Ulrich Schnauss: A Strangely Isolated Place
If they haven't yet done so, fans of melodic electronica should run, not walk, to their favourite outlets to get their copies of Ulrich Schnauss's latest A Strangely Isolated Place. In truth, this second effort is not appreciably different from 2001's Far Away Trains Passing By, but, given the exceptional quality of the debut, that's hardly cause for complaint. Once again, Schnauss creates irresistibly buoyant and celebratory tracks that put lackluster efforts by other ‘warm electronica' artists to shame.
Representative of Schnauss's overall approach are “Gone Forever,” “Monday-Paracetamol,” and “Blumenthal,” all of which begin unassumingly but gradually build to euphoric, sparkling heights, bolstered by massive beats and shimmering synths. “Gone Forever” is an especially gorgeous opener as it gradually escalates through numerous heavenly episodes of tension and release. Schnauss uses a Spector-like 'wall of sound' production style throughout which gives the recording a reverberant, anthemic quality.
The general template of Far Away Trains Passing By is vividly evoked by “A Letter From Home” and “Clear Day” with their skipping beats and synth layers. However, the sophomore release does differ in subtle ways from the debut. “On My Own,” for one, begins with an uncharacteristic bass and drum pattern before layers of vocals and synths shift the piece into more familiar Schnauss territory. Splatterings of squealing, roaring synths give it a darker feel until it ends in a becalmed chill-out manner. Also new are the deep banks of wavering, low-end keyboard melodies on “Clear Day” that offset Judith Beck's soaring vocalizing, while the snarling synths of “In All The Wrong Places” and the thunderous percussion in “A Strangely Isolated Place” elevate these tracks to noisy levels at times.

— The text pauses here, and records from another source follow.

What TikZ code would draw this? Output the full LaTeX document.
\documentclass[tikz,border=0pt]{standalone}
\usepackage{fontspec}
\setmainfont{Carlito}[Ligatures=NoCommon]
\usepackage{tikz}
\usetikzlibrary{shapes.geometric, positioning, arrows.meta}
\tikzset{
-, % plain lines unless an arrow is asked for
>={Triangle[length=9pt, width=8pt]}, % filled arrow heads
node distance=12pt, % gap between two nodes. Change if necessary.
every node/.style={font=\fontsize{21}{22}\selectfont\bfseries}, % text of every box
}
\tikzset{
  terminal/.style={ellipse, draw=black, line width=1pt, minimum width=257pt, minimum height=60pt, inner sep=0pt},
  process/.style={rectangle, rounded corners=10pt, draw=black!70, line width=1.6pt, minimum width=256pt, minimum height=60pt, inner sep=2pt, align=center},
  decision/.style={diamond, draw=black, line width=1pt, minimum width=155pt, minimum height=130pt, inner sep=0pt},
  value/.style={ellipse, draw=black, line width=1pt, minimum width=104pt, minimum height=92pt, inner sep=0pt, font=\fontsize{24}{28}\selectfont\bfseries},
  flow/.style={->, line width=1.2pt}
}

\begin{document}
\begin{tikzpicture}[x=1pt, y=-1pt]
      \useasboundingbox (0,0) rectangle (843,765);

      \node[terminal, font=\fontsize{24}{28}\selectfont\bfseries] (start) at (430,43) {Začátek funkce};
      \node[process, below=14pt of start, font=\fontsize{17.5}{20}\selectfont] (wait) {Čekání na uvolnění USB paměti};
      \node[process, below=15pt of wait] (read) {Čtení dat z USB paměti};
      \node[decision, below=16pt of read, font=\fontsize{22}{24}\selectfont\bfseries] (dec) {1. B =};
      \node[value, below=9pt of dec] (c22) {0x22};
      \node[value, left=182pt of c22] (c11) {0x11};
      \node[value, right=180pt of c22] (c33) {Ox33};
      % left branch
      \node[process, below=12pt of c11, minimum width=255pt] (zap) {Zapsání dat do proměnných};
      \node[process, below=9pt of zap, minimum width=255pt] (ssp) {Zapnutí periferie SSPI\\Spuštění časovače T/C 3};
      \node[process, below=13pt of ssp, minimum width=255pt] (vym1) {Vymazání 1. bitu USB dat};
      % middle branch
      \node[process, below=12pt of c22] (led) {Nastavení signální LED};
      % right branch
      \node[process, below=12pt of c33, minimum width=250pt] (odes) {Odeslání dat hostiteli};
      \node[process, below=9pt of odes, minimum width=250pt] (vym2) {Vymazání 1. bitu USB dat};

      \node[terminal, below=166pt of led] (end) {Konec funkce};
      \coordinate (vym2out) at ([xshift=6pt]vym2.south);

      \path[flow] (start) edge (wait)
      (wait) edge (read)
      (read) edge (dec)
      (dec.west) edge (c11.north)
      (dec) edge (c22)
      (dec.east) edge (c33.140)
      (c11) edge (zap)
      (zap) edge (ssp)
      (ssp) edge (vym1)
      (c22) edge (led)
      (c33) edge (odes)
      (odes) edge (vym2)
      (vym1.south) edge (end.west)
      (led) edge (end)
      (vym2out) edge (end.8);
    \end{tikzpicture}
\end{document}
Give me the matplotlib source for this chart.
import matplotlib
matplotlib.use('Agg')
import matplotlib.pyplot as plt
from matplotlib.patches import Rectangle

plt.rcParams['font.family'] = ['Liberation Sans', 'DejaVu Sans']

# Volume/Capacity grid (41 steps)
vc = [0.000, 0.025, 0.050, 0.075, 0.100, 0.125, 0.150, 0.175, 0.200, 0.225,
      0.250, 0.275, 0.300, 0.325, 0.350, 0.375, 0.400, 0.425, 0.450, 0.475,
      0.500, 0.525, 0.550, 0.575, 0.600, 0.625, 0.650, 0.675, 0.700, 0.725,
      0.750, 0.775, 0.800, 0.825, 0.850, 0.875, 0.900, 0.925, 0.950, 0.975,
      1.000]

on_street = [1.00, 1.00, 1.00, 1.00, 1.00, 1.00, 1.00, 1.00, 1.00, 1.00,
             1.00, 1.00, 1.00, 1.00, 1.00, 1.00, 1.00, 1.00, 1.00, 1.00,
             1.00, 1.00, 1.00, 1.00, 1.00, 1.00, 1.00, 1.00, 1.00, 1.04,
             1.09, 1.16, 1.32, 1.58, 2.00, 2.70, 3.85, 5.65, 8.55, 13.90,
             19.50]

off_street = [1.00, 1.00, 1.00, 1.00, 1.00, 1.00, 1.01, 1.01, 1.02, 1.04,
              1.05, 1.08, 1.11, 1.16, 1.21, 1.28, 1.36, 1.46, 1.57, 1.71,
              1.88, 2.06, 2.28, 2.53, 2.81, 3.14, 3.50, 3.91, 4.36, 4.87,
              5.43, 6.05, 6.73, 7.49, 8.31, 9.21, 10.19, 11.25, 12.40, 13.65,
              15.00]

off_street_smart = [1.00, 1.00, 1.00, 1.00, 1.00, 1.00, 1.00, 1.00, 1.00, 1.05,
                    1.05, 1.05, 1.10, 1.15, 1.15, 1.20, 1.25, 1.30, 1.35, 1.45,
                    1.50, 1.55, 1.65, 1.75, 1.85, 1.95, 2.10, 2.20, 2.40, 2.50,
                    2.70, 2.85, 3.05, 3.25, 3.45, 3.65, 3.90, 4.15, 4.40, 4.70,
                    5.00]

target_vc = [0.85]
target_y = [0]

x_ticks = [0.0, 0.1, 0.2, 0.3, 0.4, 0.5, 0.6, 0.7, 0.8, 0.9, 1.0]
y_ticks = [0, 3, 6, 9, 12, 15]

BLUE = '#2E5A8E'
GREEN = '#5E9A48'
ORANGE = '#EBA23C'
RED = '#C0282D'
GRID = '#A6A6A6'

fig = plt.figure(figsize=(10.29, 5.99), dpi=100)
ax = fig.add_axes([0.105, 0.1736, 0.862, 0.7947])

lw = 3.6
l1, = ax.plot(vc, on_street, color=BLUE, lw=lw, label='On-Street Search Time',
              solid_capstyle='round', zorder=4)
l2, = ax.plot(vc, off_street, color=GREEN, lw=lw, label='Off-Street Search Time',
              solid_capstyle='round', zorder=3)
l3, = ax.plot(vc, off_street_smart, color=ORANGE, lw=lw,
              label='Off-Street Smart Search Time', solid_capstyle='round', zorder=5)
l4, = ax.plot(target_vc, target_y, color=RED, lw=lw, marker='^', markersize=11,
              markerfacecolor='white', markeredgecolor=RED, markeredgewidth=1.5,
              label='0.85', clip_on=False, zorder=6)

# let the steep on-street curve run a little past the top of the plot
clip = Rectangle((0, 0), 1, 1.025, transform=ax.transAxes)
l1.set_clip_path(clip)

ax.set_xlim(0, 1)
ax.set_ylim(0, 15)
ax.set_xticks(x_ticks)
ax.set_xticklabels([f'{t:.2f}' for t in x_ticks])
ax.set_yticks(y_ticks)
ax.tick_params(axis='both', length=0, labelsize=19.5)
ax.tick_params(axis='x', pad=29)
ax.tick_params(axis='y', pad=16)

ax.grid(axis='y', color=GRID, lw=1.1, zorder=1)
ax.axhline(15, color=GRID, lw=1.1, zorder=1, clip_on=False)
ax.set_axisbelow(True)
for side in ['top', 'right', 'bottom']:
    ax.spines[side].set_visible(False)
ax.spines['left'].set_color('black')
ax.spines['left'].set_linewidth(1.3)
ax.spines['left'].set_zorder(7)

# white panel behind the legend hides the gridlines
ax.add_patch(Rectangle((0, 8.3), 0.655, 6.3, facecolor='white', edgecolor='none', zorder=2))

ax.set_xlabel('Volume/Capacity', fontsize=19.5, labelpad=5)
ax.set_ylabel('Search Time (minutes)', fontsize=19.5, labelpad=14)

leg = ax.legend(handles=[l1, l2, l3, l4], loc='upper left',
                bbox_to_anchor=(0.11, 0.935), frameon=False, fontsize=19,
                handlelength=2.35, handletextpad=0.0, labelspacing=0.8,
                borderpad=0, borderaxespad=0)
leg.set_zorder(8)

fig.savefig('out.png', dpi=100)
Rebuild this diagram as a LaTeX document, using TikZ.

If there's one thing to quibble over, it's that some overly pretty moments—the bell jinglings and glockenspiel in “Blumenthal,” for example—sometimes push A Strangely Isolated Place dangerously close to cloying 'new age' territory. And perhaps a broader spectrum of moods would provide more contrast to the general air of jubilation that persists throughout. But these caveats hardly overshadow the fact that Schnauss has again crafted an exceptionally engaging hour-long array of expansive and uplifting tracks.